Hmmm. Was she talking about the warm ocean? Or something else?
Well, how am I supposed to know because then she started talking about baby giraffes on wobbly legs.
Nikki’s one on one was next.
And their date made me feel like I changed the channel to an episode of the Amazing Race or Survivor. Because their date was to repel down a mountain into a black hole of sorts. And Nikki was more afraid of the repelling instead of all the bugs and things that could have been lurking.
I have repelled before.
Really. I have. I may have mentioned this. It was on a mountain in Oklahoma. And if you don’t think Oklahoma has mountains, then you have never repelled down one in Oklahoma. Mountain, cliff, hill, I don’t care, if you have ropes because jumping off a surface would kill you to death, well then — case closed.
Nikki had to overcome her fears, Juan Pablo had to help her, you know the rest . . . she couldn’t have done it without him, let’s kiss half way down, blah blah blah, this is NOT A DATE, THIS IS CERTAIN DEATH.
But they survived.
They had dinner later, and Nikki talked about her nursing job, and how she is not a morning person, and how she is ready to be a stepmom. Juan Pablo was drowning in all of it and then he gave her the rose. He likes Nikki the Nurse.
The girls took a little boat ride to a beautiful location filled with colorful lanterns for the Rose Ceremony. It was really pretty.
They made a toast to start off the night. Claire said, “Cheers to finding love, being loved, and making love.”
Juan Pablo has a bunch of favorites. He is lost. He really likes all of the girls.
Renee finally got her kiss. Once she told Juan Pablo that her son wouldn’t be mad at him, he just pounced on her. Renee was thrilled. She said it was like right out of a movie because she was in the middle of a conversation and he just started kissing her in mid-word.
I think my hubby needs to take a lesson from Juan Pablo. Then maybe he could get a word in edge wise. He’s always saying he can’t get a word in edge wise.
What in the world is edge wise? It doesn’t look right and now it doesn’t sound right, but I know it’s a real thing, because people are always telling me that they can’t get a word in edge wise.
Anywho, Juan Pablo knew it was the right time to kiss Renee. But then he started worrying that he took it too far with Claire and that it wasn’t fair to the other girls. Exactly what happened out there in that ocean?!
Juan Pablo tried to explain to her that it wasn’t fair to the other girls and that it wouldn’t be good if his daughter saw it . . . so Claire cried and felt stupid and was embarrassed.
As well she should. As well she should.
Well, I don’t know. Whatever. I don’t know what happened in that ocean, but she was being sneaky with the whole Ocean Bucket List Rendezvous so there you go.

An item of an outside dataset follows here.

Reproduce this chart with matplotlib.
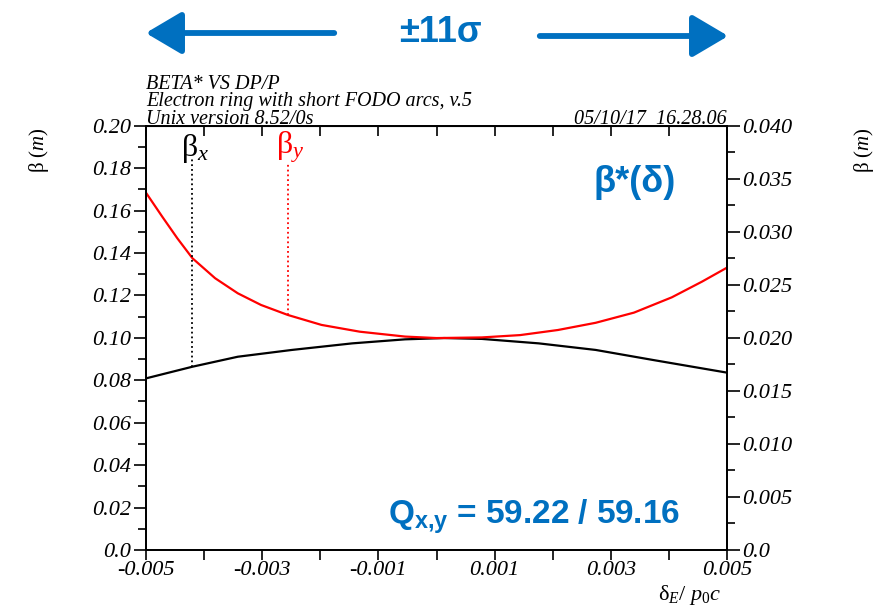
import matplotlib.pyplot as plt
import numpy as np
from matplotlib.patches import FancyArrowPatch
from matplotlib.ticker import FixedLocator, FixedFormatter

plt.rcParams['font.family'] = ['Liberation Serif']
plt.rcParams['font.style'] = 'italic'
plt.rcParams['axes.unicode_minus'] = False
plt.rcParams['mathtext.fontset'] = 'custom'
plt.rcParams['mathtext.bf'] = 'Liberation Sans:style=normal:weight=bold'
plt.rcParams['mathtext.rm'] = 'Liberation Serif:style=normal'
plt.rcParams['mathtext.it'] = 'Liberation Serif:style=italic'

# beta* vs dp/p
dp_y = [-0.005, -0.00472, -0.00446, -0.0042, -0.00381, -0.00342, -0.00302, -0.00256,
        -0.00198, -0.00132, -0.00054, 0.0, 0.00078, 0.00144, 0.00209, 0.00274,
        0.0034, 0.00405, 0.00457, 0.005]
beta_y = [0.1684, 0.1571, 0.1469, 0.1375, 0.1281, 0.1210, 0.1155, 0.1108,
          0.1061, 0.1029, 0.1006, 0.0999, 0.1002, 0.1013, 0.1037, 0.1071,
          0.1119, 0.1191, 0.1265, 0.1331]
dp_x = [-0.005, -0.0042, -0.00342, -0.00249, -0.00145, -0.00054, 0.00013, 0.00078,
        0.00176, 0.00274, 0.00372, 0.005]
beta_x = [0.0809, 0.0864, 0.0911, 0.0943, 0.0974, 0.0993, 0.0999, 0.0995,
          0.0974, 0.0943, 0.0896, 0.0836]

# marker lines for the beta labels: (dp, bottom, top)
mark_x = (-0.0042, 0.0864, 0.185)
mark_y = (-0.00256, 0.1108, 0.183)

xticks = [-0.005, -0.003, -0.001, 0.001, 0.003, 0.005]
xlabels = ['-0.005', '-0.003', '-0.001', '0.001', '0.003', '0.005']
xminor = [-0.004, -0.002, 0.0, 0.002, 0.004]
yticks = [0.0, 0.02, 0.04, 0.06, 0.08, 0.10, 0.12, 0.14, 0.16, 0.18, 0.20]
ylabels = ['0.0', '0.02', '0.04', '0.06', '0.08', '0.10', '0.12', '0.14', '0.16', '0.18', '0.20']
y2ticks = [0.0, 0.005, 0.010, 0.015, 0.020, 0.025, 0.030, 0.035, 0.040]
y2labels = ['0.0', '0.005', '0.010', '0.015', '0.020', '0.025', '0.030', '0.035', '0.040']

blue = '#0070C0'
tfs = 16

fig = plt.figure(figsize=(8.84, 6.06), dpi=100)
ax = fig.add_axes([146/884, 1-550/606, 581/884, 424.3/606])

ax.plot(dp_x, beta_x, color='black', lw=1.6)
ax.plot(dp_y, beta_y, color='#ff0000', lw=1.6)
ax.plot([mark_x[0], mark_x[0]], [mark_x[1], mark_x[2]], color='black', ls=':', lw=1.3)
ax.plot([mark_y[0], mark_y[0]], [mark_y[1], mark_y[2]], color='#ff0000', ls=':', lw=1.3)

ax.text(mark_x[0] + 0.00005, 0.1815, r'$\mathrm{\beta}_{\mathit{x}}$',
        fontsize=23, fontstyle='normal', ha='center', va='bottom', color='black')
ax.text(mark_y[0] + 0.00005, 0.1815, r'$\mathrm{\beta}_{\mathit{y}}$',
        fontsize=23, fontstyle='normal', ha='center', va='bottom', color='#ff0000')

ax.set_xlim(-0.005, 0.005)
ax.set_ylim(0, 0.2)
ax.xaxis.set_major_locator(FixedLocator(xticks))
ax.xaxis.set_major_formatter(FixedFormatter(xlabels))
ax.xaxis.set_minor_locator(FixedLocator(xminor))
ax.yaxis.set_major_locator(FixedLocator(yticks))
ax.yaxis.set_major_formatter(FixedFormatter(ylabels))
ax.yaxis.set_minor_locator(FixedLocator(np.arange(0.01, 0.2, 0.02)))
ax.tick_params(which='both', direction='out', width=1.2, labelsize=tfs)
ax.tick_params(which='major', length=9)
ax.tick_params(which='minor', length=6)
ax.tick_params(axis='x', which='both', length=7, pad=1)
ax.tick_params(axis='y', pad=2)

top = ax.secondary_xaxis('top')
top.xaxis.set_major_locator(FixedLocator(xticks + xminor))
top.tick_params(direction='in', length=7, width=1.2, labeltop=False)

ax2 = ax.twinx()
ax2.set_ylim(0, 0.04)
ax2.yaxis.set_major_locator(FixedLocator(y2ticks))
ax2.yaxis.set_major_formatter(FixedFormatter(y2labels))
ax2.yaxis.set_minor_locator(FixedLocator(np.arange(0.0025, 0.04, 0.005)))
ax2.tick_params(which='both', direction='out', width=1.2, pad=2, labelsize=tfs)
ax2.tick_params(which='major', length=9)
ax2.tick_params(which='minor', length=6)
for a in (ax, ax2):
    for s in a.spines.values():
        s.set_linewidth(1.3)

# header lines
hdr = dict(fontsize=14.5, transform=fig.transFigure)
fig.text(146/884, 1-89/606, 'BETA* VS DP/P', **hdr)
fig.text(146/884, 1-106/606, 'Electron ring with short FODO arcs, v.5', **hdr)
fig.text(146/884, 1-124/606, 'Unix version 8.52/0s', **hdr)
fig.text(727/884, 1-124/606, '05/10/17  16.28.06', ha='right', **hdr)

# axis labels
ylab = r'$\mathrm{\beta}\ \mathit{(m)}$'
fig.text(39/884, 1-150/606, ylab, fontstyle='normal',
         rotation=90, ha='center', va='center', fontsize=15)
fig.text(864/884, 1-150/606, ylab, fontstyle='normal',
         rotation=90, ha='center', va='center', fontsize=15)
fig.text(690/884, 1-595/606, r'$\mathrm{\delta}_{\mathit{E}}/\ \mathit{p}_{\mathit{0}}\mathit{c}$',
         fontstyle='normal', ha='center', va='center', fontsize=16)

# blue annotations
sans = dict(color=blue, fontfamily='Liberation Sans', fontweight='bold', fontstyle='normal')
fig.text(440/884, 1-32/606, '±11σ', fontsize=26, ha='center', va='center', **sans)
arrow = dict(transform=fig.transFigure, arrowstyle='-|>,head_length=2.2,head_width=1.3',
             mutation_scale=10, color=blue, lw=4.2)
fig.add_artist(FancyArrowPatch((337/884, 1-33/606), (143/884, 1-33/606), **arrow))
fig.add_artist(FancyArrowPatch((537/884, 1-36/606), (731/884, 1-36/606), **arrow))
fig.text(635/884, 1-183/606, 'β*(δ)', fontsize=26, ha='center', va='center', **sans)
fig.text(534/884, 1-517/606, r'$\mathbf{Q_{x{,}y}}$ = 59.22 / 59.16', fontsize=24,
         ha='center', va='center', **sans)

fig.savefig('out.png', dpi=100)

She was a mess. She cried and cried, but she told the girls it was allergies. Ha. They knew.
We always know.
Juan Pablo found her and told her it was all fine. But she was really upset because all he needed to do was tell her no, he didn’t want to go in the ocean with her.
It was just nuts.
Juan Pablo said goodbye to three girls we didn’t really know. And he cried. Which was really sweet. But man, he was emotional. I can only take so much. The girls were teary eyed, too.
Danielle was very gracious. She felt bad for Juan Pablo! Now, that’s a twist.

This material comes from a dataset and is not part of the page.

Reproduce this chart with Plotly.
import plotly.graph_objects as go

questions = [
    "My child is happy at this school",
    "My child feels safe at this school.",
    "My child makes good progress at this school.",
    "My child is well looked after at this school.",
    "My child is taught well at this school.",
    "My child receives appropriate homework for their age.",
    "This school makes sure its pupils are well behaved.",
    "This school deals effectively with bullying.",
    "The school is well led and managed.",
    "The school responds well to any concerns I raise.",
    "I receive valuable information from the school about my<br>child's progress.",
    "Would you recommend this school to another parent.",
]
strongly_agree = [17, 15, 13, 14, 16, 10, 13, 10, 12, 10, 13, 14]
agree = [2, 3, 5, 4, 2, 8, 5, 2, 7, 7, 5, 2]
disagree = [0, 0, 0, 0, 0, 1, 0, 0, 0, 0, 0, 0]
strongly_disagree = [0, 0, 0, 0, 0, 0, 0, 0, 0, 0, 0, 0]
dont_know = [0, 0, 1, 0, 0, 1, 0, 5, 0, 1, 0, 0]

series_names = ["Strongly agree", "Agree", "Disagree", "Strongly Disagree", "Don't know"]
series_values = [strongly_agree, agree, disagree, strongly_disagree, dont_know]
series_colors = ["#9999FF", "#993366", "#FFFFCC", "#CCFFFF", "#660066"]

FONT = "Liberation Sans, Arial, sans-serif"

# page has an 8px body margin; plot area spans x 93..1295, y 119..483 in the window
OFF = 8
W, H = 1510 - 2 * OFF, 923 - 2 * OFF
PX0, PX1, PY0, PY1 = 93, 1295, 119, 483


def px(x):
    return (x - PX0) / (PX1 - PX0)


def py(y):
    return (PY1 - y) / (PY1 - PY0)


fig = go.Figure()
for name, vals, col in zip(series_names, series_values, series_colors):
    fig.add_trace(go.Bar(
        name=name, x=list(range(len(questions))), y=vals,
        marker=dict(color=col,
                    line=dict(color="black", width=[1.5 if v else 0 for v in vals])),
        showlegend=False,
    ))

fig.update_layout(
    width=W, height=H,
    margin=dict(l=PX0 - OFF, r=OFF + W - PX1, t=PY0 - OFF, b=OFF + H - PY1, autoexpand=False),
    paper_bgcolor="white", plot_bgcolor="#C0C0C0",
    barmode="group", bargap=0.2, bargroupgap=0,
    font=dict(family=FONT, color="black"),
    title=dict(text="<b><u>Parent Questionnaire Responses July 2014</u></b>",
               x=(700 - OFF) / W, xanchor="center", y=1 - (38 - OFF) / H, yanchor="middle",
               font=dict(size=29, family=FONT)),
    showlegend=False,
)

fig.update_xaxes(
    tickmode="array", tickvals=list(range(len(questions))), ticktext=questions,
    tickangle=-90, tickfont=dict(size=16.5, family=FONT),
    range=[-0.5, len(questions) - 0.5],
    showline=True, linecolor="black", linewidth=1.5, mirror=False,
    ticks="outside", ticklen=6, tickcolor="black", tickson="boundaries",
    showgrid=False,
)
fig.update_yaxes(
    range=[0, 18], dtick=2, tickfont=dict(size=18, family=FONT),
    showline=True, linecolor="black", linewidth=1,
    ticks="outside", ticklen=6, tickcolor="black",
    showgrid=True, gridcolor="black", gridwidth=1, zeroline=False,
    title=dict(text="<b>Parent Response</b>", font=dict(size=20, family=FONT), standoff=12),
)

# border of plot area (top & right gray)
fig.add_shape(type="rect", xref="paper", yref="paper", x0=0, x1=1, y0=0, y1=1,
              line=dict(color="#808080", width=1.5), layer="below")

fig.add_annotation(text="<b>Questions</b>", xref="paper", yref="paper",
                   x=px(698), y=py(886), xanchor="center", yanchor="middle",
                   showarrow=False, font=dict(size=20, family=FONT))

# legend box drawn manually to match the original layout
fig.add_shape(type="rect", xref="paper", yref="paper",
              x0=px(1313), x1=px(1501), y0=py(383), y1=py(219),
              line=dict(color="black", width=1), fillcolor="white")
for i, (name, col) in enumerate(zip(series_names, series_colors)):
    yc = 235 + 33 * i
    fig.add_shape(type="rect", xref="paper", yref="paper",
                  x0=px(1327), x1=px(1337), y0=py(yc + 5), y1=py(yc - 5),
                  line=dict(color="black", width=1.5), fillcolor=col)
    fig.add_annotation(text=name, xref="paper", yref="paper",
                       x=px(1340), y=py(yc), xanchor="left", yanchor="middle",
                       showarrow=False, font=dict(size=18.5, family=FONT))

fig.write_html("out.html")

Alli, the nanny, was super sad. But she thinks Juan Pablo deserves the best and hopes he will find someone. Ohmyword.
And the Dog Lover went home, but they didn’t interview her.
They leave for New Zealand next week. Claire and Juan Pablo are going to rehash the Warm Ocean Bucket List Shenanigan and Charleen looks like she is threatening to leave.
In other words, it looks like a fabulous episode. 🙂
What are your thoughts? Do Joel and Juan Pablo look like they’re related?
What in the heck happened in that ocean?
And by any chance, did you watch Vanderpump Rules? Talk about DRAMA!